Who Was Lucretia Mott?
Lucretia Mott was a women's rights activist, abolitionist and religious reformer. Mott was strongly opposed to slavery and a supporter of William Lloyd Garrison and his American Anti-Slavery Society. She was dedicated to women's rights, publishing her influential Discourse on Woman and founding Swarthmore College.
Lucretia Mott was born Lucretia Coffin on January 3, 1793, in Nantucket, Massachusetts. A child of Quaker parents, Mott grew up to become a leading social reformer. At the age of 13, she attended a Quaker boarding school in New York State. She stayed on and worked there as a teaching assistant. While at the school, Mott met her future husband James Mott. The couple married in 1811 and lived in Philadelphia.
Civil Rights Activist
By 1821, Mott became a Quaker minister, noted for her speaking abilities. She and her husband went over with the more progressive wing of their faith in 1827. Mott was strongly opposed to slavery, and advocated not buying the products of enslaved people labor, which prompted her husband, always her supporter, to get out of the cotton trade around 1830. An early supporter of William Lloyd Garrison and his American Anti-Slavery Society, she often found herself threatened with physical violence due to her radical views.
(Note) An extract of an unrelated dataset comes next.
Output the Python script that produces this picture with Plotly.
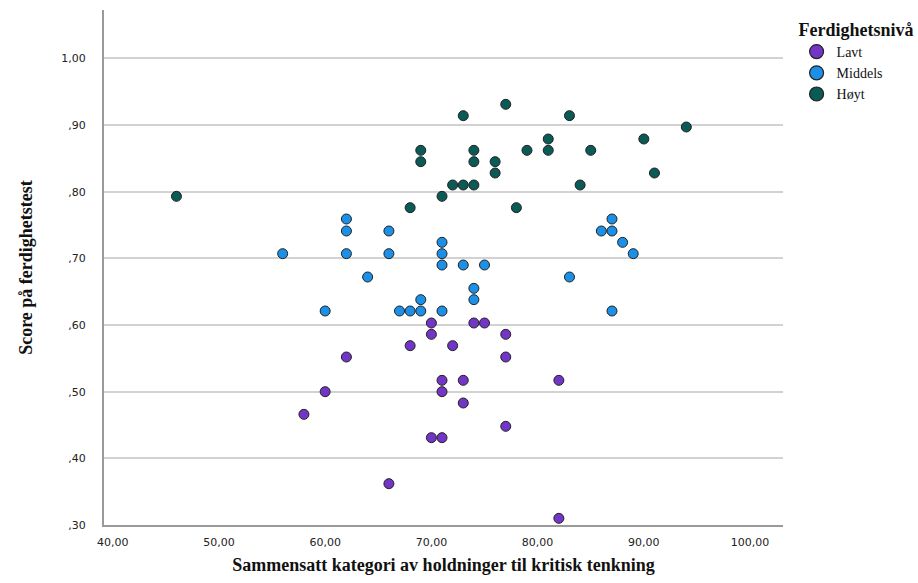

Mott and her husband attended the famous World's Anti-Slavery Convention in London in 1840, the one that refused to allow women to be full participants. This led to her joining Elizabeth Cady Stanton in calling the famous Seneca Falls Convention in New York in 1848 (at which, ironically, James Mott was asked to preside), and from that point on she was dedicated to women's rights and published her influential Discourse on Woman (1850).
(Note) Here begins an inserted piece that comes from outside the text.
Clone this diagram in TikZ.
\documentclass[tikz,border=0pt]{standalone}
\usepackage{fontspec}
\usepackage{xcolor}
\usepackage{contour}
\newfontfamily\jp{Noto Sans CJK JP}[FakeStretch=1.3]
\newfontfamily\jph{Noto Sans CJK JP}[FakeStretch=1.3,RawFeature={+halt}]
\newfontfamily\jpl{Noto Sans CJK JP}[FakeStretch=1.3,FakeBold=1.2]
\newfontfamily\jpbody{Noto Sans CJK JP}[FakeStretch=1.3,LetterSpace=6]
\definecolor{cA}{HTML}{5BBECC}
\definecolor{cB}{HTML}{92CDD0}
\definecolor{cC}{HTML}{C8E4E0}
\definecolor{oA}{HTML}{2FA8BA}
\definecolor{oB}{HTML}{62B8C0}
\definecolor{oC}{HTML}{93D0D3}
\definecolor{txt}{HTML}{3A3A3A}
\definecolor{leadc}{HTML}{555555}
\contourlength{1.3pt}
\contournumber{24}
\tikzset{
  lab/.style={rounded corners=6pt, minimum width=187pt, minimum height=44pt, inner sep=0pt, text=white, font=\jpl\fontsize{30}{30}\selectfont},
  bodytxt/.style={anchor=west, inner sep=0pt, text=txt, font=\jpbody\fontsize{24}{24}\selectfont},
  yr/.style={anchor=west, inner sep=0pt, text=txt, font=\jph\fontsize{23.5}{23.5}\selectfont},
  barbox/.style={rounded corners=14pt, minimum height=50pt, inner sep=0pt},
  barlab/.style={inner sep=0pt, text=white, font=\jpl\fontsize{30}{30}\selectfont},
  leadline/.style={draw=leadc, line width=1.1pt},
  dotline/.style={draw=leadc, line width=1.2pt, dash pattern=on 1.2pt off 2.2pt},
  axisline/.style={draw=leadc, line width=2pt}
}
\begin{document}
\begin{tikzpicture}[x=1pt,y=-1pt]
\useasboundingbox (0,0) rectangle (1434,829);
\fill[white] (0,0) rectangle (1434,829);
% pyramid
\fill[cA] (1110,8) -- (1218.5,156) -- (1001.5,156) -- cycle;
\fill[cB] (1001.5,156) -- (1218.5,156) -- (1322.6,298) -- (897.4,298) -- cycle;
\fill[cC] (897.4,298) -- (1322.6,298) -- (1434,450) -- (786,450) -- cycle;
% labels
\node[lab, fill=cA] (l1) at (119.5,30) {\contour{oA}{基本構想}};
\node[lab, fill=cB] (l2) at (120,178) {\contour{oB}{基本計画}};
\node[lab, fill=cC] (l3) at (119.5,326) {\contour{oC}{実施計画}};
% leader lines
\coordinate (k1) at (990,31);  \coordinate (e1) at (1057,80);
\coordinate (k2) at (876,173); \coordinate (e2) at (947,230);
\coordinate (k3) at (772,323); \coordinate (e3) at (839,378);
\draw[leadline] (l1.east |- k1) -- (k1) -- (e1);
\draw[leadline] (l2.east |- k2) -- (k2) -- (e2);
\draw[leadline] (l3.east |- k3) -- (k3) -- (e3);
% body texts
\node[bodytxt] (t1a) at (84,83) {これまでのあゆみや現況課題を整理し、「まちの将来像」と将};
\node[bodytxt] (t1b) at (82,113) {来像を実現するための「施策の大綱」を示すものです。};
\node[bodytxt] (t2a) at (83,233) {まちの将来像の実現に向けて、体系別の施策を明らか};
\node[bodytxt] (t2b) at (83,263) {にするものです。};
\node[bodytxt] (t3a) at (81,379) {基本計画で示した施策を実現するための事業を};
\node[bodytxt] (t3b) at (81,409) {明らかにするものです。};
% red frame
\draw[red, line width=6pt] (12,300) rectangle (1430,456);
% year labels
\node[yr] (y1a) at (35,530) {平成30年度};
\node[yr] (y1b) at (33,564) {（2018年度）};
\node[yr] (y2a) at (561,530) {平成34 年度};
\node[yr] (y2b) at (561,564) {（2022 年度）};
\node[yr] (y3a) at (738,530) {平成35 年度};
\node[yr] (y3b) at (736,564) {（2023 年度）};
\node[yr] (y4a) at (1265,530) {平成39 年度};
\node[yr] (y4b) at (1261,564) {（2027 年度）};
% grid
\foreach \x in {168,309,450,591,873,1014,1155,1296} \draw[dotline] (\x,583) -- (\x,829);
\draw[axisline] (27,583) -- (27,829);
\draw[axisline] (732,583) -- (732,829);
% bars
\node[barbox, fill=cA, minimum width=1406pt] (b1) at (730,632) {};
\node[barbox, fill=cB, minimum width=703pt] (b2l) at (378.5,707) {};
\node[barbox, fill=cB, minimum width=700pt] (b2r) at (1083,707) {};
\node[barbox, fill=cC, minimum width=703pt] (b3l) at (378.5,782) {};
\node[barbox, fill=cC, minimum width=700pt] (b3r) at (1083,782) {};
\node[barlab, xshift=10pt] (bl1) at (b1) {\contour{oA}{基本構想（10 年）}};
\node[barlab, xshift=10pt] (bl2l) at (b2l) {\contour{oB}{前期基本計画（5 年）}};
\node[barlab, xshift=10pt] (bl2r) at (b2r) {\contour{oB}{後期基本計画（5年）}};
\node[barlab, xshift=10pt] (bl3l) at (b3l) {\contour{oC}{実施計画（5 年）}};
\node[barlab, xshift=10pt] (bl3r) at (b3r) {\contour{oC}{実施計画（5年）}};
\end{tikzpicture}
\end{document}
While remaining within the Society of Friends, in practice and beliefs Mott actually identified increasingly with more liberal and progressive trends in American religious life, even helping to form the Free Religious Association in Boston in 1867.
Final Years and Death
While keeping up her commitment to women's rights, Mott also maintained the full routine of a mother and housewife, and continued after the Civil War to work for advocating the rights of African Americans. She helped to found Swarthmore College in 1864, continued to attend women's rights conventions, and when the movement split into two factions in 1869, she tried to bring the two together.
Mott died on November 11, 1880, in Chelton Hills (now part of Philadelphia), Pennsylvania.